Swinging the Oldsmobile on to the track, Brad reduced its speed to a crawl. As they turned a corner, they saw a convertible parked without lights at the side of the track. Its occupants bounced away from each other as Alice directed the spotlight’s beam on to them.
‘They must have come later,’ Ivy said. ‘I know I didn’t see another car as I drove out.’
Seeing the convertible did not surprise the deputies, nor did finding another car parked in a similar manner further along. Once again Ivy insisted that it had not been there as she left the scene of the crime. Although Alice illuminated the second vehicle in passing, causing the man and woman on the front seat to separate hurriedly and glare in her direction, she saw nothing suspicious and the Oldsmobile went by without stopping. The turn-offs were much used by Gusher City couples as lovers’ lanes.
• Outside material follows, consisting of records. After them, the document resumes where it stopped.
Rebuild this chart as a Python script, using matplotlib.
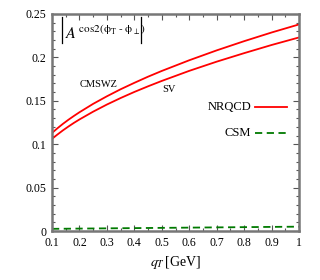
import matplotlib
matplotlib.use("Agg")
import matplotlib.pyplot as plt
from matplotlib.ticker import MultipleLocator, FuncFormatter

# values
qt = [0.1, 0.11, 0.12, 0.14, 0.16, 0.18, 0.2, 0.25, 0.3, 0.35, 0.4, 0.45,
      0.5, 0.6, 0.7, 0.8, 0.9, 1.0]
cmswz = [0.1129, 0.1157, 0.1184, 0.1235, 0.1282, 0.1326, 0.1368, 0.1465, 0.1552,
         0.1633, 0.1707, 0.1778, 0.1844, 0.1967, 0.2081, 0.2187, 0.2287, 0.238]
sv = [0.1061, 0.1087, 0.1112, 0.1160, 0.1204, 0.1246, 0.1285, 0.1375, 0.1457,
      0.1532, 0.1602, 0.1667, 0.1729, 0.1845, 0.1951, 0.2049, 0.2143, 0.223]
csm_x = [0.1, 1.0]
csm = [0.0025, 0.0050]

plt.rcParams['font.family'] = ['Liberation Serif', 'DejaVu Serif']
plt.rcParams['mathtext.fontset'] = 'stix'

fig = plt.figure(figsize=(3.2, 2.8), dpi=100)
ax = fig.add_axes([0.1625, 0.175, 0.772, 0.775])

ax.plot(qt, cmswz, color='#ff0000', lw=1.3)
ax.plot(qt, sv, color='#ff0000', lw=1.3)
ax.plot(csm_x, csm, color='#007a00', lw=1.3, dashes=(4, 2.5))

ax.set_xlim(0.1, 1.0)
ax.set_ylim(0, 0.25)

ax.xaxis.set_major_locator(MultipleLocator(0.1))
ax.xaxis.set_minor_locator(MultipleLocator(0.05))
ax.yaxis.set_major_locator(MultipleLocator(0.05))
ax.yaxis.set_minor_locator(MultipleLocator(0.01))
ax.xaxis.set_major_formatter(FuncFormatter(lambda v, p: f"{v:g}"))
ax.yaxis.set_major_formatter(FuncFormatter(lambda v, p: f"{v:g}"))

ax.tick_params(which='both', direction='in', top=True, right=True, color='#555555', labelsize=8.5, pad=4)
ax.tick_params(which='major', length=4, width=0.8)
ax.tick_params(which='minor', length=2, width=0.8)
for s in ax.spines.values():
    s.set_color('#777777')
    s.set_linewidth(1.8)

ax.set_xlabel(r'$q_T\,$[GeV]', fontsize=10, labelpad=4)

# curve labels
ax.text(0.269, 0.169, 'CMSWZ', fontsize=7.5, ha='center', va='center')
ax.text(0.526, 0.1635, 'SV', fontsize=7.5, ha='center', va='center')

# legend drawn by hand like the gnuplot key
ax.text(0.826, 0.143, 'NRQCD', fontsize=9, ha='right', va='center')
ax.plot([0.84, 0.956], [0.143, 0.143], color='#ff0000', lw=1.3)
ax.text(0.826, 0.1125, 'CSM', fontsize=9, ha='right', va='center')
ax.plot([0.84, 0.956], [0.1125, 0.1125], color='#007a00', lw=1.3, dashes=(4, 2.5))

# |A^{cos2(phi_T - phi_perp)}| label, bars drawn as thin lines
ax.text(0.052, 0.905, r'$A^{\,\mathrm{cos2(\phi_T\text{ - }\phi_\perp)}}$',
        fontsize=11.5, ha='left', va='center', transform=ax.transAxes)
for bx in (0.040, 0.362):
    ax.plot([bx, bx], [0.866, 0.984], color='black', lw=0.9, transform=ax.transAxes)

fig.savefig('out.png', dpi=100)
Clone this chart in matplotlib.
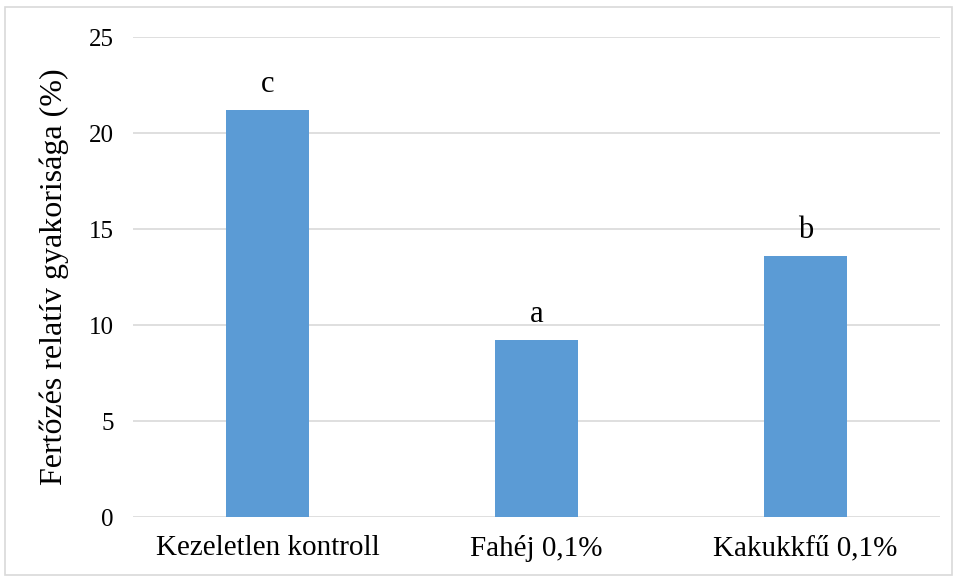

Leaning out of the window, Alice directed the spotlight’s beam across the Oldsmobile’s bonnet and at the left side of the track. After covering slightly over half a mile, they turned a corner and the light picked out something brown against the green of the grass under a large white oak tree. Even as the deputies identified the brown object as a wallet, Ivy announced hesitantly that she thought they had reached the spot where she and Hoopler had parked.
Telling Ivy to stay in the car, Alice opened her door and swung out. Moving across the seat, Brad collected a powerful flashlight from the glove compartment and left through Alice’s door. Once glance at the hard surface of the track told him that the precaution had been
unnecessary. There was no hope of finding footprints or tire marks on it. Nor would the springy, short grass be better for retaining visual signs of the robber’s presence.
‘Which way did he go, Mrs. Monoghan?’ Alice asked.
‘There,’ Ivy answered, pointing through the window she had opened towards the trees. ‘Y-You’re not going to leave me here alone while you go after him?’
‘We aren’t going after him,’ Alice replied.
Instead of being assured, Ivy let out an indignant squeal of, ‘You mean that you’re just going to let him get away with it?’
‘No, Mrs. Monoghan,’ Alice replied patiently, starting to coil the long cord of the spotlight. ‘We’re not going to let him get away with it. But we can’t see well enough with a flashlight to find and follow his tracks. In the morning, as soon as it’s light, the Scientific Investigation Bureau’s search specialists will be out here looking for evidence.’
‘But he’ll be gone by then!’ Ivy protested.
‘He’s gone now,’ Alice pointed out. ‘If we start blundering around in the dark, we’ll spoil any chance of S.I.B.’s experts finding his tracks.’